O que daqui decorre é não só um novo sentido de múltiplo, mas também, precisamente, um novo sentido de descrição, saindo-se de uma certa rigidez de «categorização». Por isso, repetimos, «os contornos movediços [oscilantes também] da descrição parecem impedir à partida qualquer categorização» (p.196). No entanto, «dizer que a descrição oscila entre o abstracto e o concreto leva a procurar categorias que lhe sejam próprias».
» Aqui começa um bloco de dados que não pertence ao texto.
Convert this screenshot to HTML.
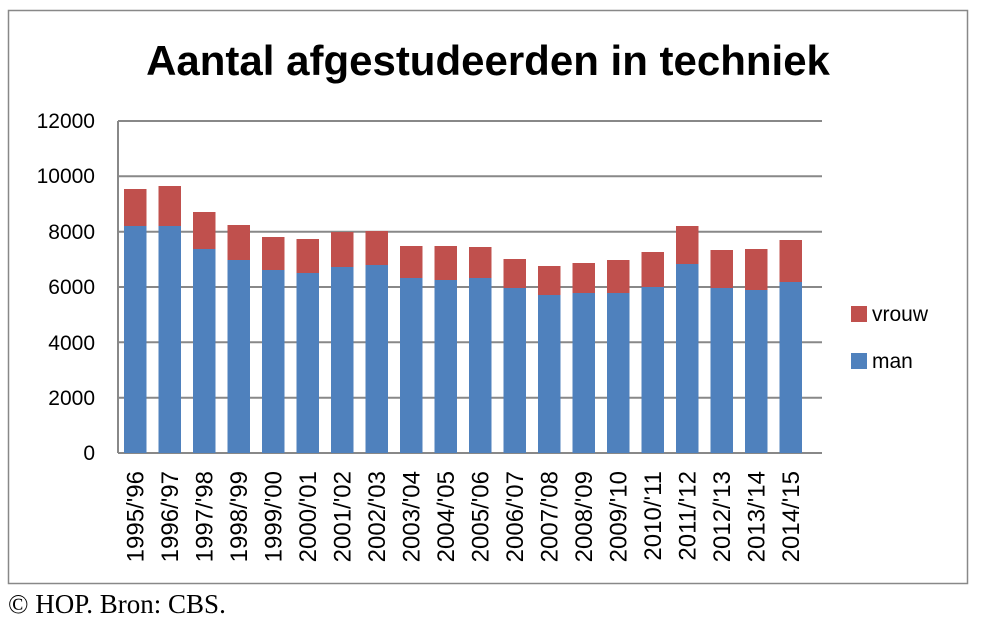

Por assim dizer, a descrição, do ponto de vista de F. Gil, apela à definição categorial. Neste sentido, digamos que a descrição, a «boa descrição», reenvia para um requestionamento da de-limitação, da de-terminação, da de-nominação, mas também para uma nova perspectiva da de-finição. Contudo, é a oscilação na descrição, o carácter oscilatório e dinâmico da descrição enquanto «boa descrição» que traz um novo e outro fôlego a este requestionamento. Eis algumas possibilidades do que significa a «boa descrição» segundo Fernando Gil.
Luís de Barreiros Tavares
3/12/2011
* Isto não é uma recensão.
(1) Ver também este artigo de Fernando Gil (1998), «La bonne description», Enquête, 6, pp. 129-152.
(2) Lembramos aqui Heraclito: «Eles não compreendem como, separando-se, podem harmonizar-se: harmonia de forças contrárias, como o arco e a lira» (Heraclito, frg. 51). Se na separação há harmonia, quer dizer, se «separando-se podem harmonizar-se», como diz o fragmento, então, na harmonia, ou melhor, na harmonização, há sempre-já outro modo de separação (tendo por suposto que, numa primeira análise se opõem harmonia e separação). Mas, por outro lado, se, como se disse agora, na harmonia, na harmonização, há separação (de outro modo, já numa segunda análise), então, na separação sempre-já há outro modo de harmonia, de harmonização (em condições análogas de primeira e segunda análise). Projectiva e retrojectivamente. Isto apela a uma reflexão sobre o tempo. Porém, essa reflexão exigiria mais dados de que não dispomos de momento, para além do que não é este o lugar para reflectir sobre esta questão.
Bibliografia:
Gil, Fernando, Modos de Evidência, Lisboa, INCM, 1986.
Gil, Fernando (1998), «La bonne description», Enquête, 6, pp. 129-152.
Gil, Fernando, La Logique du Nom, Paris, L’Herne, 1971.
Ferreira, A. Gomes, Dicionário Latim-Português, Porto Editora.
Focillon, H., A Vida das Formas, Lisboa, Ed.70.
Lallande, André, Vocabulaire Technique et Critique de la Philosophie, Paris, PUF, 1985.
Bornheim, Gerd. A., (org. e trad.) Os Filósofos Pré-Socráticos, S.Paulo, Cultrix, 1977.